Look at the trajectory. At the 2018 World Cup, 17 out of 23 players on Morocco’s roster were born abroad. By the 2022 World Cup, that figure was 14 out of 26. And for the upcoming 2026 World Cup cycle, the squad composition has pushed even further: 20 out of 26 players were born outside Morocco.

That’s roughly 77% of the roster holding birth certificates from countries like France, Spain, the Netherlands, Belgium, and Canada. The remaining six players born in Morocco are now the minority on their own national team.

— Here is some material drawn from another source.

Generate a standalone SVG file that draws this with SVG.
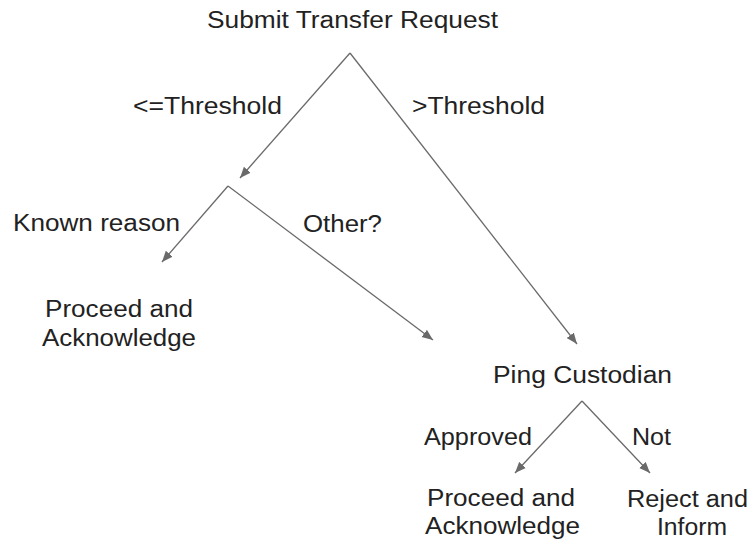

This isn’t an accident, and it’s not a controversial loophole. It’s deliberate recruitment strategy executed by the Moroccan Football Federation, known as FRMF, and head coach Walid Regragui. FIFA eligibility rules allow dual-nationality players to choose which country they represent at the international level, and Morocco has been among the most aggressive nations in the world at leveraging that system.

Captain Achraf Hakimi was born in Madrid, Spain. Goalkeeper Yassine Bounou was born in Canada. Midfielder Sofyan Amrabat was born in the Netherlands. These aren’t fringe squad players padding out the bench. They’re the spine of the team.

Why Morocco’s approach works, and why others are copying it

Morocco’s 2022 World Cup run in Qatar was one of the most remarkable stories in tournament history. The Atlas Lions became the first African nation to reach a World Cup semifinal, beating Belgium, Spain, and Portugal along the way. That squad was already heavily composed of foreign-born players, and the results spoke for themselves.

Coach Regragui himself is a product of the diaspora, born and raised in France to Moroccan parents. He understands the cultural bridge these players walk, and he’s been credited with creating an environment where foreign-born players feel a genuine connection to the national team rather than treating it as a consolation prize.

What this means for international football

FIFA’s eligibility rules were designed to give dual nationals a meaningful choice, but the system creates interesting competitive dynamics. France, for example, has seen numerous talented players of Moroccan descent choose the Atlas Lions over Les Bleus, effectively transferring the return on its youth development investment to a rival.

For Morocco specifically, this strategy carries a risk that’s easy to overlook. Domestic player development can atrophy when the national team pathway is dominated by European-raised talent. If Moroccan-born players see the starting XI filled entirely with diaspora talent, the incentive structure for local academies and youth football shifts.